--- begin RECORDS PROVIDED ---

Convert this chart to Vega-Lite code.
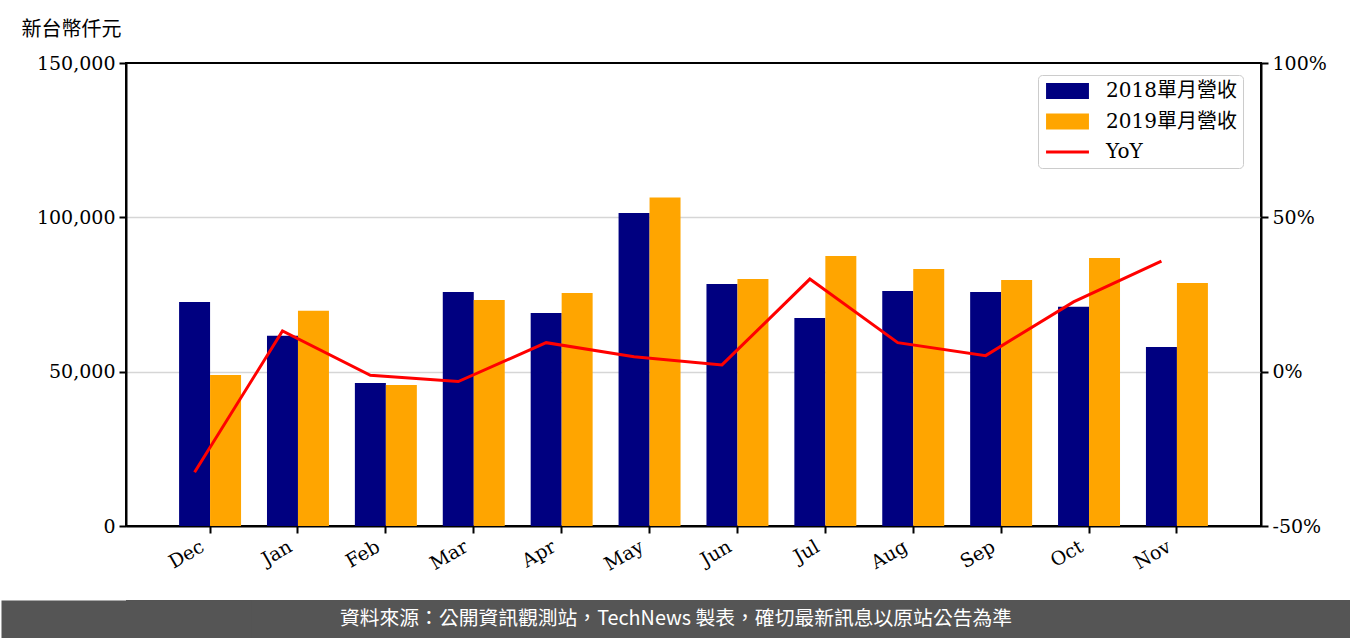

--- end RECORDS PROVIDED ---
--- begin RECORDS PROVIDED ---

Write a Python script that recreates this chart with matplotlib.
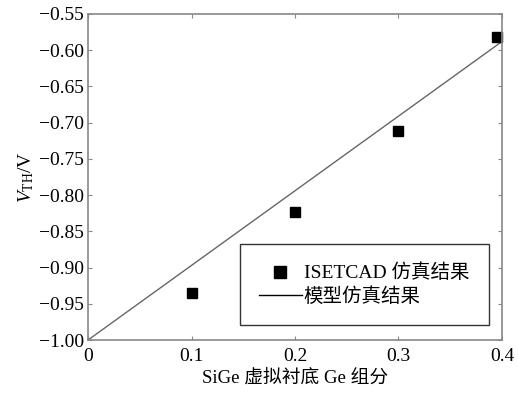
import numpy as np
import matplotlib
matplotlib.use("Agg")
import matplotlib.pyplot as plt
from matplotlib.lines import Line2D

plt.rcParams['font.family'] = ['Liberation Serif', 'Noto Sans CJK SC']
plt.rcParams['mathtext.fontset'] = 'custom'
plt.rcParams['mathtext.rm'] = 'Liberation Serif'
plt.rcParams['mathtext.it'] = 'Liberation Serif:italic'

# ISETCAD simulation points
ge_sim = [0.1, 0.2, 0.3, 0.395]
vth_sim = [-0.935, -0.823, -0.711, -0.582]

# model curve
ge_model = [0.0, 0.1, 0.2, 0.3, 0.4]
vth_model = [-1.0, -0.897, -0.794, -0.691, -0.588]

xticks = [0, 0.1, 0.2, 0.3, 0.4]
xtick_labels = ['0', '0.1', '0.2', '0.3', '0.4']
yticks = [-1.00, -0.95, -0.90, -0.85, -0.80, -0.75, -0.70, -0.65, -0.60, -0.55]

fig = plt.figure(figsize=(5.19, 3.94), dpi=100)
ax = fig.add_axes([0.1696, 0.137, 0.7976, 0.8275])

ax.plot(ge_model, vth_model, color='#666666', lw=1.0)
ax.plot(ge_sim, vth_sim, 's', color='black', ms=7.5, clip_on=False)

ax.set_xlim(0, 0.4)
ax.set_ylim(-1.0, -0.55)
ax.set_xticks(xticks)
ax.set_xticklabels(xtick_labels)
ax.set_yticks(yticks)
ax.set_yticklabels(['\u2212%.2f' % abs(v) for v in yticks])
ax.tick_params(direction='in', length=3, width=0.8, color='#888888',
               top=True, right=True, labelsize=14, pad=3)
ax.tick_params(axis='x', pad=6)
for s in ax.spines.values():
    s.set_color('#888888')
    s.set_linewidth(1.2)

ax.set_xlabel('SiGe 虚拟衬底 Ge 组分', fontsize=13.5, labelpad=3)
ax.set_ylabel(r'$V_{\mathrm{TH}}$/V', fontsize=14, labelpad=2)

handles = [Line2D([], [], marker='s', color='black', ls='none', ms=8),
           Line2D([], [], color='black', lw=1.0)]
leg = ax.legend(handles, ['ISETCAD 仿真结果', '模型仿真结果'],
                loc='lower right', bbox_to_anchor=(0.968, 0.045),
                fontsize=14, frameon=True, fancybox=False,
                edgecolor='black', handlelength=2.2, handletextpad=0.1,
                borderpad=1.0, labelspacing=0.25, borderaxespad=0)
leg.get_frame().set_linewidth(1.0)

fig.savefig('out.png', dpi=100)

--- end RECORDS PROVIDED ---

Output exactly the lines from the one containing "Write a Python" through the one containing "color='black', ms=7.5, clip_on=False)", both included, and nothing else; leave out any pictures.

EXERCISE SOLUTION:
Write a Python script that recreates this chart with matplotlib.
import numpy as np
import matplotlib
matplotlib.use("Agg")
import matplotlib.pyplot as plt
from matplotlib.lines import Line2D

plt.rcParams['font.family'] = ['Liberation Serif', 'Noto Sans CJK SC']
plt.rcParams['mathtext.fontset'] = 'custom'
plt.rcParams['mathtext.rm'] = 'Liberation Serif'
plt.rcParams['mathtext.it'] = 'Liberation Serif:italic'

# ISETCAD simulation points
ge_sim = [0.1, 0.2, 0.3, 0.395]
vth_sim = [-0.935, -0.823, -0.711, -0.582]

# model curve
ge_model = [0.0, 0.1, 0.2, 0.3, 0.4]
vth_model = [-1.0, -0.897, -0.794, -0.691, -0.588]

xticks = [0, 0.1, 0.2, 0.3, 0.4]
xtick_labels = ['0', '0.1', '0.2', '0.3', '0.4']
yticks = [-1.00, -0.95, -0.90, -0.85, -0.80, -0.75, -0.70, -0.65, -0.60, -0.55]

fig = plt.figure(figsize=(5.19, 3.94), dpi=100)
ax = fig.add_axes([0.1696, 0.137, 0.7976, 0.8275])

ax.plot(ge_model, vth_model, color='#666666', lw=1.0)
ax.plot(ge_sim, vth_sim, 's', color='black', ms=7.5, clip_on=False)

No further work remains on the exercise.